This is URGENT if you want to put a stop to NAIS. Please circulate this alert and the template letter to any e-mail or fax list you may have in order to blanket the country.
There are about 3,000 R-CALF USA members that receive this alert. This is so important that we are asking every R-CALF USA member to deliver a copy of this alert to at least one non-member to get them to also fax a letter to the Subcommittee.
Here is the Subcommittee’s Fax Number for faxing your personal letter: 202-225-4544.
Timing is everything. Please help us get thousands of personal letters from livestock producers, main-street businesses and consumers faxed to the Subcommittee before March 20. Good Luck!
Here’s the one-page template letter (which also is posted on our Web site at www.r-calfusa.com):
[Put Date Here]
The Honorable David Scott
Chairman, House Committee on Agriculture
Subcommittee on Livestock, Dairy, and Poultry
1301 Longworth House Office Building
Washington, D.C. 20515-6001
Re: Testimony for March 11, 2009 Hearing on Review of Animal Identification Systems
Dear Chairman Scott and Subcommittee Members:
I am a [insert livestock producer and/or consumer] from [insert your town and state] and I urge you to reject the U.S. Department of Agriculture’s (USDA’s) National Animal Identification System (NAIS).
NAIS is government intrusion at its worst. It is un-American for Congress and USDA to force each U.S. farmer and rancher to register with, and report to, the federal government their real property, the number and species of livestock they own, the number of animals produced from each year’s production, and the date and location where their livestock are located or moved – even when their livestock are not moved in interstate commerce or sold for human consumption. With few exceptions, no other segment of America’s free enterprise system is subject to such a heightened level of direct government surveillance.

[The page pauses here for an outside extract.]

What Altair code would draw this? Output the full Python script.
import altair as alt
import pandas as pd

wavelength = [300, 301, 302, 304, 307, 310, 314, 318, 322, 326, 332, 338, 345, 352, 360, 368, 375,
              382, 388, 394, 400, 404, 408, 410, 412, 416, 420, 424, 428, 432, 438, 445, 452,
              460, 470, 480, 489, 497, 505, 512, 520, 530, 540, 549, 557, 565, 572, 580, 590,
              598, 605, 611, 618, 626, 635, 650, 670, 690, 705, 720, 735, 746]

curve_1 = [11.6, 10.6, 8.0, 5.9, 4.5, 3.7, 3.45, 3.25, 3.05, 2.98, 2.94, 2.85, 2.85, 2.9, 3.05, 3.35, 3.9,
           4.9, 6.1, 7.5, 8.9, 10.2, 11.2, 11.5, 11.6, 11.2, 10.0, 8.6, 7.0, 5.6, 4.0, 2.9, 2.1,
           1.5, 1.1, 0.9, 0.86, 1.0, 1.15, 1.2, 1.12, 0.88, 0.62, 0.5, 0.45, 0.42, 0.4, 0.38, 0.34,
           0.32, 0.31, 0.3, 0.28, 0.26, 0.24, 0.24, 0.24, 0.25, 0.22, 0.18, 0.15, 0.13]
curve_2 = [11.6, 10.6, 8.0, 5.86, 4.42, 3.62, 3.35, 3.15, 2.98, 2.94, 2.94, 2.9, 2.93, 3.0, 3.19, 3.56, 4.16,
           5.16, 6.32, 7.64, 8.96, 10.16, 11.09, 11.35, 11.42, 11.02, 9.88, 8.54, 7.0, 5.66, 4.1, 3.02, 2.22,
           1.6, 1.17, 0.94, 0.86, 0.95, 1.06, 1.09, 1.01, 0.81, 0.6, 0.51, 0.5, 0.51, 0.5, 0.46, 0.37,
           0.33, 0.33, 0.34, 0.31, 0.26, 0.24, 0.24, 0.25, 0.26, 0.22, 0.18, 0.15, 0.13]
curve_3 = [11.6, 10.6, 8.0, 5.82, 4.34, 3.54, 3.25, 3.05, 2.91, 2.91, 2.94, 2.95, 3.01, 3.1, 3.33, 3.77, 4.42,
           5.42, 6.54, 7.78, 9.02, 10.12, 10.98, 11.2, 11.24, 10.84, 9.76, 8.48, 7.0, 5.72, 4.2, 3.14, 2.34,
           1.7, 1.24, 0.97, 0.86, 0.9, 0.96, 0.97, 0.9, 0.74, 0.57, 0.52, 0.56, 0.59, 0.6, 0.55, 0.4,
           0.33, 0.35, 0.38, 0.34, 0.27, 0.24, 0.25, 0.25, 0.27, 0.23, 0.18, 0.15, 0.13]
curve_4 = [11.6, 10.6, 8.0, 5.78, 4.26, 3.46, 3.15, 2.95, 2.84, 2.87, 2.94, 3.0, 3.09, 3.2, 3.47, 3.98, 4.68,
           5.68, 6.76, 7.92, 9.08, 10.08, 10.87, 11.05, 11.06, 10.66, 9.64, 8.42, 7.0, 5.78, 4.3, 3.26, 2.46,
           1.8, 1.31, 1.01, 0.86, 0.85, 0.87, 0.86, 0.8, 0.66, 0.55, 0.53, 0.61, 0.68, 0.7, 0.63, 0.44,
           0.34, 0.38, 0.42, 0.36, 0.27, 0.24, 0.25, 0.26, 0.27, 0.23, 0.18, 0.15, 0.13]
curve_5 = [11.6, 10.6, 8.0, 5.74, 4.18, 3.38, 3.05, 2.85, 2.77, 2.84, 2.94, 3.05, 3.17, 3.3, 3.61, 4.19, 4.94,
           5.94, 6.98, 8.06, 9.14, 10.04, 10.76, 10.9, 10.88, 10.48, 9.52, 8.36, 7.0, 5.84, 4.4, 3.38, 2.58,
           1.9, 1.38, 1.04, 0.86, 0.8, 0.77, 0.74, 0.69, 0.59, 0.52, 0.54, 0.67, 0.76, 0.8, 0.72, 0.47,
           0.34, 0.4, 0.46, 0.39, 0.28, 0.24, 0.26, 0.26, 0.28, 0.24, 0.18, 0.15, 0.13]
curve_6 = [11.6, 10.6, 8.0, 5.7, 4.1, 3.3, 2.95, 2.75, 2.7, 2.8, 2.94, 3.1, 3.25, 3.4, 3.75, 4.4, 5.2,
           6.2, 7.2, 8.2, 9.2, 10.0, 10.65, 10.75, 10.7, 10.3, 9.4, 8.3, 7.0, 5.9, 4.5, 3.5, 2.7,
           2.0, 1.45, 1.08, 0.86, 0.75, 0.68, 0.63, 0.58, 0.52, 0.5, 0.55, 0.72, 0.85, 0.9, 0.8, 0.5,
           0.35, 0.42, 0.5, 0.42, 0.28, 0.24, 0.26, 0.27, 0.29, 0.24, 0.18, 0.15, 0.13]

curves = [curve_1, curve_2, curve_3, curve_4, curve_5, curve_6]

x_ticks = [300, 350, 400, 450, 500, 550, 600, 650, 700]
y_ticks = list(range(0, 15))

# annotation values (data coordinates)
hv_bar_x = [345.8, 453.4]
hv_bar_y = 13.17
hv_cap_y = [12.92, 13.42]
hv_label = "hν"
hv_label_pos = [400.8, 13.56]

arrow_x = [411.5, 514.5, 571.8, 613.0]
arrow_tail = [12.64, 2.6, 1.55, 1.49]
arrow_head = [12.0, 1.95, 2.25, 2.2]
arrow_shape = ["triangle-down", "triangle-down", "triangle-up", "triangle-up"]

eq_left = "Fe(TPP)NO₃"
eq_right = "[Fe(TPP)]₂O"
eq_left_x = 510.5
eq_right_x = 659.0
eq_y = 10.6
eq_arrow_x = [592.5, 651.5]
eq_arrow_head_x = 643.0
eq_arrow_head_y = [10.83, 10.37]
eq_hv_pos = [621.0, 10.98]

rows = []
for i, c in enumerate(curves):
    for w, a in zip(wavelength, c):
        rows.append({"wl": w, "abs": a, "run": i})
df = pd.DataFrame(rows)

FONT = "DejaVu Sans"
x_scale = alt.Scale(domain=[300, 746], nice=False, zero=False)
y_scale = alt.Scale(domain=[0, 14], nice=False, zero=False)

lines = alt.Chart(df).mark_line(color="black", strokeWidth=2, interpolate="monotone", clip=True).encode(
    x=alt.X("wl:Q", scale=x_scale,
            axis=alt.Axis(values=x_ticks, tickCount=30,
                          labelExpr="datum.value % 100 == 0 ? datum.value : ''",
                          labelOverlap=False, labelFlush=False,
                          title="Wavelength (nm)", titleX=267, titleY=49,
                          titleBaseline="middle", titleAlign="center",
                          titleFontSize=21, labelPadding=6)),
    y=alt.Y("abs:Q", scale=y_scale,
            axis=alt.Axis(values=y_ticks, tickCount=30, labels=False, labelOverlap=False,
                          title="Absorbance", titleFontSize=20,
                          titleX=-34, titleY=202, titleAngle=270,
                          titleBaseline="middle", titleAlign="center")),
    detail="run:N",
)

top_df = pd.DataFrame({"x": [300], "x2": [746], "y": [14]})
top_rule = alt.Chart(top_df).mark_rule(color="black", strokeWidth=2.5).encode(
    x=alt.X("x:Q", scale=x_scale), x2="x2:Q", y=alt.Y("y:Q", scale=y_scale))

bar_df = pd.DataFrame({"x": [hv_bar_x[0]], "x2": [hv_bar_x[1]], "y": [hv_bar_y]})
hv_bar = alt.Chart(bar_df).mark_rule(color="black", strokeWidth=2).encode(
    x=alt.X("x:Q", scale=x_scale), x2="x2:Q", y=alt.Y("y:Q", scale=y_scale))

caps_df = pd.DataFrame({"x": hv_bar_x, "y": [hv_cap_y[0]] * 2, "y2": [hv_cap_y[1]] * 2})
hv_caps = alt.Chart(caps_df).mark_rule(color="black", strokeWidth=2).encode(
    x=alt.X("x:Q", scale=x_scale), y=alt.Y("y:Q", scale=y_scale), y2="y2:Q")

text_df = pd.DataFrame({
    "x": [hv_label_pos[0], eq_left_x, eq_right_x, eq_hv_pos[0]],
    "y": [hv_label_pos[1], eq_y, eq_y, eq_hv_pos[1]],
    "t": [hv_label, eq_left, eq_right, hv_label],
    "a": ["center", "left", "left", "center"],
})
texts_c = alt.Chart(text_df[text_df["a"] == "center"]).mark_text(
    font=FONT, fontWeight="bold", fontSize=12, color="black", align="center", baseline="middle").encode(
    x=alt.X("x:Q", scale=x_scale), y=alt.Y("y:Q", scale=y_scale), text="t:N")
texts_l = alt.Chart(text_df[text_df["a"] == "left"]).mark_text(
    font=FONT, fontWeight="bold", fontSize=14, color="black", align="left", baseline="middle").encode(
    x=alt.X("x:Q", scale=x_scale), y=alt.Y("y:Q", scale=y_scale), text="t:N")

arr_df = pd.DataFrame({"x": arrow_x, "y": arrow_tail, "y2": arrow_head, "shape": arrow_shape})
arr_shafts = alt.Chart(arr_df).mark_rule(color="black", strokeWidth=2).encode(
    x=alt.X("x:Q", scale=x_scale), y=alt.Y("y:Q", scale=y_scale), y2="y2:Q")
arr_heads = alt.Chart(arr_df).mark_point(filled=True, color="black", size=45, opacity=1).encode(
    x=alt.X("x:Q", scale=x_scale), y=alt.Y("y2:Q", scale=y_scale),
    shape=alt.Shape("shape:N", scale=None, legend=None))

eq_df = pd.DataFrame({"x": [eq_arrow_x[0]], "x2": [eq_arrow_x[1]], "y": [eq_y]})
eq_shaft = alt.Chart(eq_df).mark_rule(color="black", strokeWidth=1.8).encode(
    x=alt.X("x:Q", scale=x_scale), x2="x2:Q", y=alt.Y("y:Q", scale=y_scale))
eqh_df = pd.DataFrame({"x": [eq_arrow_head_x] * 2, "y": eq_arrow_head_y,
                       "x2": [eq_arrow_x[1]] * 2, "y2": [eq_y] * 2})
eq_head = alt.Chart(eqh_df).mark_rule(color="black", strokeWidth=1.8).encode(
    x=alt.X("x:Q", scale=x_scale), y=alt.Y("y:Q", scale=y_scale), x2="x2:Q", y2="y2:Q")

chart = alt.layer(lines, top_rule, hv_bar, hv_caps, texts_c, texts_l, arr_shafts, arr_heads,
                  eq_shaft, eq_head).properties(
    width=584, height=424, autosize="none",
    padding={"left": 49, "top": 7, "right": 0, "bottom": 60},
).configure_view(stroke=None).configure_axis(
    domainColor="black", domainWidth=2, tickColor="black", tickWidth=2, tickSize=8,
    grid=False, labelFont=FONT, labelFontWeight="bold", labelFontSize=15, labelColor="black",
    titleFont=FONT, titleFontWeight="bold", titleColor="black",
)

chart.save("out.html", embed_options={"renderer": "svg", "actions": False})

USDA and Congress are using fear tactics to justify NAIS. They claim the U.S. is behind other countries in disease preparedness and cannot effectively control and eradicate animal diseases. This is absurd. The U.S. veterinary infrastructure is the envy of the world. For decades, U.S. livestock producers worked with their local veterinarians, state veterinarians, and regional and national USDA veterinarians to make the U.S. livestock herd the healthiest herd in the world. It is dishonest and irresponsible to assert the U.S. is second behind any other country in its ability to prevent, control and eradicate animal diseases.